Preparation Time 15 minutes
Cooking Time 120 minutes
Ingredients (serves 4)
2.1kg Steggles chicken whole roast
1 tablespoon olive oil
20g butter, melted
4 garlic cloves, bruised
2 fresh bay leaves
2 sprigs fresh rosemary
2 sprigs fresh thyme
1/2 cup (125ml) dry white wine
1 cup (250ml) chicken stock
12 pickling onions
12 baby coliban (chat) potatoes
Fresh bay leaves, extra, to serve
Preheat oven to 180°C. Rinse the chicken cavity under cold water. Pat the chicken dry inside and out with paper towel.

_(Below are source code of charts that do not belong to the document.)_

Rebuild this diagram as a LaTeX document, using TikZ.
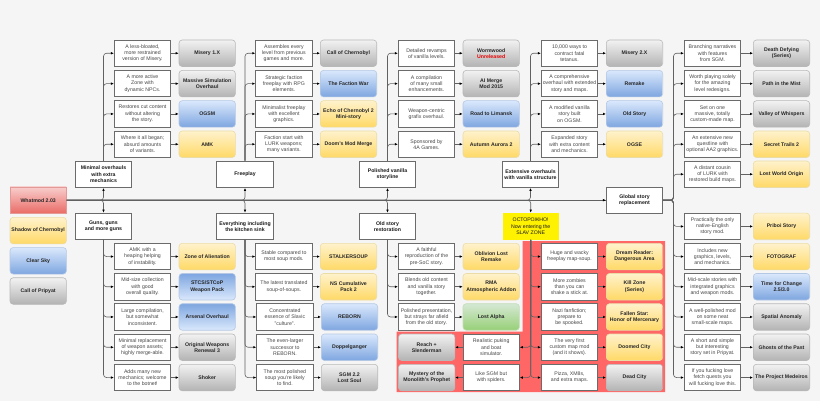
\documentclass[tikz,border=0pt]{standalone}
\usepackage{fontspec}
\setmainfont{Liberation Sans}
\usetikzlibrary{arrows.meta}
\definecolor{bgc}{HTML}{F5F5F5}
\definecolor{zonered}{HTML}{FF6666}
\definecolor{goldtop}{HTML}{FFF2CC}\definecolor{goldbot}{HTML}{FFD966}\definecolor{goldln}{HTML}{EBDCA6}
\definecolor{bluetop}{HTML}{DAE8FC}\definecolor{bluebot}{HTML}{7EA6E0}\definecolor{blueln}{HTML}{B4C8E4}
\definecolor{graytop}{HTML}{F2F2F2}\definecolor{graybot}{HTML}{B3B3B3}\definecolor{grayln}{HTML}{B8B8B8}
\definecolor{greentop}{HTML}{D5E8D4}\definecolor{greenbot}{HTML}{97D077}\definecolor{greenln}{HTML}{C4DDB8}
\definecolor{redtop}{HTML}{F8CECC}\definecolor{redbot}{HTML}{EA6B66}\definecolor{redln}{HTML}{E39A97}
\tikzset{
  base/.style={inner sep=0pt,align=center,minimum width=56.4pt,minimum height=26.5pt,line width=0.8pt,
    font=\fontsize{5.2}{6.2}\selectfont},
  desc/.style={base,draw=black!58,fill=white,text=black!72},
  catbox/.style={base,draw=black!58,fill=white,text=black!90,font=\fontsize{5.2}{6.2}\selectfont\bfseries},
  modbox/.style={base,rounded corners=3.2pt,line width=0.6pt,text=black!85,font=\fontsize{5.2}{6.2}\selectfont\bfseries},
  mgold/.style={modbox,top color=goldtop,bottom color=goldbot,draw=goldln},
  mblue/.style={modbox,top color=bluetop,bottom color=bluebot,draw=blueln},
  mblueinv/.style={modbox,top color=bluebot,bottom color=bluetop,draw=blueln},
  mgray/.style={modbox,top color=graytop,bottom color=graybot,draw=grayln},
  mgreen/.style={modbox,top color=greentop,bottom color=greenbot,draw=greenln},
  mred/.style={modbox,top color=redtop,bottom color=redbot,draw=redln,rounded corners=0pt},
  warn/.style={base,draw=none,fill=yellow,text=black!90},
  conn/.style={draw=black!62,line width=0.6pt,rounded corners=3pt,-{Latex[length=3pt,width=2.6pt,black]}},
  trunk/.style={draw=black!62,line width=0.6pt}
}
% #1 id, #2 source point of the connector, #3 desc left x, #4 mod left x, #5 top y, #6 desc text, #7 mod style, #8 mod text
\newcommand{\rowR}[8]{%
  \node[desc] (d#1) at ({#3+28.2},{#5+13.25}) {#6};
  \node[#7] (m#1) at ({#4+28.2},{#5+13.25}) {#8};
  \draw[conn] (d#1.east) -- (m#1.west);
  \draw[conn] #2 |- (d#1.west);
}
\newcommand{\rowL}[8]{%
  \node[desc] (d#1) at ({#3+28.2},{#5+13.25}) {#6};
  \node[#7] (m#1) at ({#4+28.2},{#5+13.25}) {#8};
  \draw[conn] (d#1.west) -- (m#1.east);
  \draw[conn] #2 |- (d#1.east);
}
\begin{document}
\begin{tikzpicture}[x=1pt,y=-1pt]
\useasboundingbox (0,0) rectangle (820,401);
\fill[bgc] (0,0) rectangle (820,401);
% the slav zone
\fill[zonered] (522.7,241) -- (665,241) -- (665,392) -- (396.7,392) -- (396.7,331.7) -- (522.7,331.7) -- cycle;

% roots and legend
\node[mred] (root) at (38.2,200.2) {Whatmod 2.03};
\node[mgold] (lsoc) at (38.2,230.6) {Shadow of Chernobyl};
\node[mblue] (lcs) at (38.2,260.8) {Clear Sky};
\node[mgray] (lcop) at (38.2,291) {Call of Pripyat};

% categories
\node[catbox] (minimal) at (103.5,174.3) {Minimal overhauls\\with extra\\mechanics};
\node[catbox] (guns) at (103.5,226.3) {Guns, guns\\and more guns};
\node[catbox] (free) at (245,174.3) {Freeplay};
\node[catbox] (kitchen) at (245,226.3) {Everything including\\the kitchen sink};
\node[catbox] (polished) at (387.5,174.3) {Polished vanilla\\storyline};
\node[catbox] (oldres) at (387.5,226.3) {Old story\\restoration};
\node[catbox] (extensive) at (530.5,174.3) {Extensive overhauls\\with vanilla structure};
\node[warn] (octo) at (530.7,226.3) {ОСТОРОЖНО!\\Now entering the\\SLAV ZONE};
\node[catbox] (global) at (634.5,200.2) {Global story\\replacement};
\coordinate (gjunc) at (673.5,200.2);

% main line
\draw[trunk] (root.east) -- (global.west);
\draw[conn] (root.east) -| (minimal.south);
\draw[conn] (root.east) -| (guns.north);
\draw[conn] (root.east) -| (free.south);
\draw[conn] (root.east) -| (kitchen.north);
\draw[conn] (root.east) -| (polished.south);
\draw[conn] (root.east) -| (oldres.north);
\draw[conn] (root.east) -| (extensive.south);
\draw[conn] (root.east) -| (octo.north);
\draw[conn] (root.east) -- (global.west);

% column A
\rowR{a1}{(minimal.north)}{114.3}{179}{40}{A less-bloated,\\more restrained\\version of Misery.}{mgray}{Misery 1.X}
\rowR{a2}{(minimal.north)}{114.3}{179}{70.4}{A more active\\Zone with\\dynamic NPCs.}{mgray}{Massive Simulation\\Overhaul}
\rowR{a3}{(minimal.north)}{114.3}{179}{100.7}{Restores cut content\\without altering\\the story.}{mblue}{OGSM}
\rowR{a4}{(minimal.north)}{114.3}{179}{131}{Where it all began;\\absurd amounts\\of variants.}{mgold}{AMK}
\rowR{a5}{(guns.south)}{114.3}{179}{243.3}{AMK with a\\heaping helping\\of instability.}{mgold}{Zone of Alienation}
\rowR{a6}{(guns.south)}{114.3}{179}{273.5}{Mid-size collection\\with good\\overall quality.}{mblueinv}{STCS/STCoP\\Weapon Pack}
\rowR{a7}{(guns.south)}{114.3}{179}{303.7}{Large compilation,\\but somewhat\\inconsistent.}{mblueinv}{Arsenal Overhaul}
\rowR{a8}{(guns.south)}{114.3}{179}{334}{Minimal replacement\\of weapon assets;\\highly merge-able.}{mgray}{Original Weapons\\Renewal 3}
\rowR{a9}{(guns.south)}{114.3}{179}{364.3}{Adds many new\\mechanics; welcome\\to the botnet!}{mgray}{Shoker}

% column B
\rowR{b1}{(free.north)}{255.7}{320.3}{40}{Assembles every\\level from previous\\games and more.}{mgray}{Call of Chernobyl}
\rowR{b2}{(free.north)}{255.7}{320.3}{70.4}{Strategic faction\\freeplay with RPG\\elements.}{mblue}{The Faction War}
\rowR{b3}{(free.north)}{255.7}{320.3}{100.7}{Minimalist freeplay\\with excellent\\graphics.}{mgold}{Echo of Chernobyl 2\\Mini-story}
\rowR{b4}{(free.north)}{255.7}{320.3}{131}{Faction start with\\LURK weapons;\\many variants.}{mgold}{Doom's Mod Merge}
\rowR{b5}{(kitchen.south)}{255.7}{320.3}{243.3}{Stable compared to\\most soup mods.}{mgold}{STALKERSOUP}
\rowR{b6}{(kitchen.south)}{255.7}{320.3}{273.5}{The latest translated\\soup-of-soups.}{mgold}{NS Cumulative\\Pack 2}
\rowR{b7}{(kitchen.south)}{256.7}{321.3}{303.7}{Concentrated\\essence of Slavic\\"culture".}{mblue}{REBORN}
\rowR{b8}{(kitchen.south)}{256.7}{321.3}{334}{The even-larger\\successor to\\REBORN.}{mblue}{Doppelganger}
\rowR{b9}{(kitchen.south)}{256.7}{321.3}{364.3}{The most polished\\soup you're likely\\to find.}{mgray}{SGM 2.2\\Lost Soul}

% column C
\rowR{c1}{(polished.north)}{398.3}{463}{40}{Detailed revamps\\of vanilla levels.}{mgray}{Wormwood\\\textcolor{red!90!black}{Unreleased}}
\rowR{c2}{(polished.north)}{398.3}{463}{70.4}{A compilation\\of many small\\enhancements.}{mgray}{AI Merge\\Mod 2015}
\rowR{c3}{(polished.north)}{398.3}{463}{100.7}{Weapon-centric\\grafix overhaul.}{mblue}{Road to Limansk}
\rowR{c4}{(polished.north)}{398.3}{463}{131}{Sponsored by\\4A Games.}{mgold}{Autumn Aurora 2}
\rowR{c5}{(oldres.south)}{398.3}{463}{243.3}{A faithful\\reproduction of the\\pre-SoC story.}{mgold}{Oblivion Lost\\Remake}
\rowR{c6}{(oldres.south)}{398.3}{463}{273.5}{Blends old content\\and vanilla story\\together.}{mgold}{RMA\\Atmospheric Addon}
\rowR{c7}{(oldres.south)}{398.3}{463}{303.7}{Polished presentation,\\but strays far afield\\from the old story.}{mgreen}{Lost Alpha}

% column D
\rowR{e1}{(extensive.north)}{541.3}{606.3}{40}{10,000 ways to\\contract fatal\\tetanus.}{mgray}{Misery 2.X}
\rowR{e2}{(extensive.north)}{541.3}{606.3}{70.4}{A comprehensive\\overhaul with extended\\story and maps.}{mblue}{Remake}
\rowR{e3}{(extensive.north)}{541.3}{606.3}{100.7}{A modified vanilla\\story built\\on OGSM.}{mblue}{Old Story}
\rowR{e4}{(extensive.north)}{541.3}{606.3}{131}{Expanded story\\with extra content\\and mechanics.}{mgold}{OGSE}
\rowR{e5}{(octo.south)}{541.3}{606.3}{243.3}{Huge and wacky\\freeplay map-soup.}{mgold}{Dream Reader:\\Dangerous Area}
\rowR{e6}{(octo.south)}{541.3}{606.3}{273.5}{More zombies\\than you can\\shake a stick at.}{mgold}{Kill Zone\\(Series)}
\rowR{e7}{(octo.south)}{541.3}{606.3}{303.7}{Nazi fanfiction;\\prepare to\\be spooked.}{mgold}{Fallen Star:\\Honor of Mercenary}
\rowR{e8}{(octo.south)}{541.3}{606.3}{334}{The very first\\custom map mod\\(and it shows).}{mgold}{Doomed City}
\rowR{e9}{(octo.south)}{541.3}{606.3}{364.3}{Pizza, XM8s,\\and extra maps.}{mgray}{Dead City}
\rowL{l1}{(octo.south)}{463}{398.5}{334}{Realistic puking\\and boat\\simulator.}{mgray}{Reach +\\Slenderman}
\rowL{l2}{(octo.south)}{463}{398.5}{364.3}{Like SGM but\\with spiders.}{mgray}{Mystery of the\\Monolith's Prophet}

% column E
\rowR{g1}{(global.east) -- (gjunc)}{684.3}{753.3}{40}{Branching narratives\\with features\\from SGM.}{mgray}{Death Defying\\(Series)}
\rowR{g2}{(global.east) -- (gjunc)}{684.3}{753.3}{70.4}{Worth playing solely\\for the amazing\\level redesigns.}{mgray}{Path in the Mist}
\rowR{g3}{(global.east) -- (gjunc)}{684.3}{753.3}{100.7}{Set on one\\massive, totally\\custom-made map.}{mgray}{Valley of Whispers}
\rowR{g4}{(global.east) -- (gjunc)}{684.3}{753.3}{131}{An extensive new\\questline with\\optional AA2 graphics.}{mgold}{Secret Trails 2}
\rowR{g5}{(global.east) -- (gjunc)}{684.3}{753.3}{161}{A distant cousin\\of LURK with\\restored build maps.}{mgold}{Lost World Origin}
\rowR{g6}{(global.east) -- (gjunc)}{684.3}{753.3}{213.2}{Practically the only\\native-English\\story mod.}{mgold}{Priboi Story}
\rowR{g7}{(global.east) -- (gjunc)}{684.3}{753.3}{243.3}{Includes new\\graphics, levels,\\and mechanics.}{mgold}{FOTOGRAF}
\rowR{g8}{(global.east) -- (gjunc)}{684.3}{753.3}{273.5}{Mid-scale stories with\\integrated graphics\\and weapon mods.}{mblue}{Time for Change\\2.5/3.0}
\rowR{g9}{(global.east) -- (gjunc)}{684.3}{753.3}{303.7}{A well-polished mod\\on some neat\\small-scale maps.}{mgray}{Spatial Anomaly}
\rowR{g10}{(global.east) -- (gjunc)}{684.3}{753.3}{334}{A short and simple\\but interesting\\story set in Pripyat.}{mgray}{Ghosts of the Past}
\rowR{g11}{(global.east) -- (gjunc)}{684.3}{753.3}{364.3}{If you fucking love\\fetch quests you\\will fucking love this.}{mgray}{The Project Medeiros}
\end{tikzpicture}
\end{document}
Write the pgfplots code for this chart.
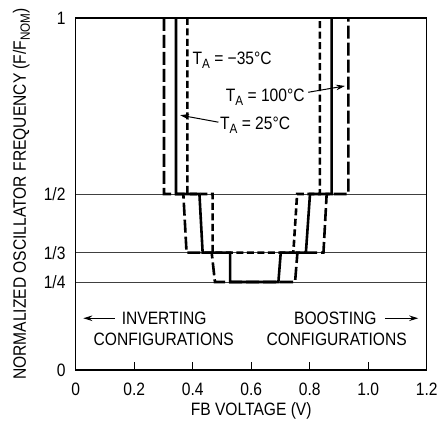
\documentclass[border=0pt]{standalone}
\usepackage{fontspec}
\setmainfont{Liberation Sans}[FakeStretch=0.87]
\usepackage{pgfplots}
\pgfplotsset{compat=1.18}
\usetikzlibrary{arrows.meta}
\newcommand\sub[1]{\raisebox{-0.22em}{\fontsize{13.5}{14}\selectfont #1}}

\begin{document}
\begin{tikzpicture}
\begin{axis}[
  scale only axis, width=351bp, height=352bp,
  xmin=0, xmax=1.2, ymin=0, ymax=1,
  font=\fontsize{18}{20}\selectfont,
  axis line style={line width=1.1bp},
  xtick={0,0.2,0.4,0.6,0.8,1.0,1.2},
  xticklabels={0,0.2,0.4,0.6,0.8,1.0,1.2},
  ytick={0,0.25,0.333333,0.5,1},
  yticklabels={0,1/4,1/3,1/2,1},
  ymajorgrids, major grid style={line width=0.8bp, black!75},
  tick align=inside, xtick pos=bottom, ytick pos=left,
  ytick style={draw=none},
  xtick style={line width=0.8bp, black},
  major tick length=8bp,
  xticklabel style={anchor=north, inner sep=0pt, yshift=-13bp},
  yticklabel style={anchor=east, inner sep=0pt, xshift=-10bp},
  clip=false,
]
% frame for the page size
\path (rel axis cs:0,0) ++(-75.7bp,-55bp) rectangle ++(439bp,425bp);

% T_A = 25C (solid)
\addplot[black, line width=2.6bp] coordinates {
  (0.343,1) (0.343,0.5) (0.423,0.5) (0.434,0.3333) (0.528,0.3333) (0.528,0.25)
  (0.693,0.25) (0.701,0.3333) (0.787,0.3333) (0.801,0.5) (0.875,0.5) (0.875,1)
};
% T_A = -35C (short dashes)
\addplot[black, line width=2.6bp, dash pattern=on 7bp off 3.5bp] coordinates {
  (0.382,1) (0.382,0.5) (0.468,0.5) (0.468,0.3333) (0.744,0.3333)
  (0.757,0.5) (0.835,0.5) (0.835,1)
};
% T_A = 100C (long dashes)
\addplot[black, line width=2.6bp, dash pattern=on 13bp off 4bp] coordinates {
  (0.302,1) (0.302,0.5) (0.368,0.5) (0.379,0.3333) (0.465,0.3333) (0.476,0.25)
  (0.750,0.25) (0.758,0.3333) (0.847,0.3333) (0.858,0.5) (0.932,0.5) (0.932,1)
};

% labels
\node[rotate=90, anchor=base] at (axis cs:-0.170,0.5)
  {NORMALIZED OSCILLATOR FREQUENCY (F/F\sub{NOM})};
\node[anchor=base] at (axis cs:0.6,-0.128) {FB VOLTAGE (V)};

\node[anchor=base west, inner sep=0pt] at (axis cs:0.399,0.868) {T\sub{A} = −35°C};
\node[anchor=base west, inner sep=0pt] at (axis cs:0.513,0.764) {T\sub{A} = 100°C};
\node[anchor=base west, inner sep=0pt] at (axis cs:0.493,0.682) {T\sub{A} = 25°C};
\draw[line width=1bp, -{Stealth[length=9bp,width=5.5bp]}] (axis cs:0.795,0.789) -- (axis cs:0.921,0.807);
\draw[line width=1bp, -{Stealth[length=9bp,width=5.5bp]}] (axis cs:0.488,0.704) -- (axis cs:0.357,0.724);

\node[anchor=base west, inner sep=0pt] at (axis cs:0.157,0.128) {INVERTING};
\node[anchor=base, inner sep=0pt] at (axis cs:0.301,0.071) {CONFIGURATIONS};
\draw[line width=1bp, -{Stealth[length=9bp,width=5.5bp]}] (axis cs:0.134,0.147) -- (axis cs:0.026,0.147);
\node[anchor=base east, inner sep=0pt] at (axis cs:1.029,0.128) {BOOSTING};
\node[anchor=base, inner sep=0pt] at (axis cs:0.892,0.071) {CONFIGURATIONS};
\draw[line width=1bp, -{Stealth[length=9bp,width=5.5bp]}] (axis cs:1.057,0.147) -- (axis cs:1.171,0.147);
\end{axis}
\end{tikzpicture}
\end{document}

Place the chicken in a large roasting pan. Brush the oil and butter over the skin of the chicken. Place the garlic, bay leaves, rosemary and thyme in the chicken cavity. Season well with salt and pepper. Arrange the onions and potatoes around the chicken. Drizzle the wine and chicken stock over the chicken and vegetables.
Roast the chicken in preheated oven, basting occasionally in pan juices, for 11/2-2 hours or until the juices run clear when a skewer is inserted into the thigh.
Remove from oven and set aside for 10 minutes to rest before serving.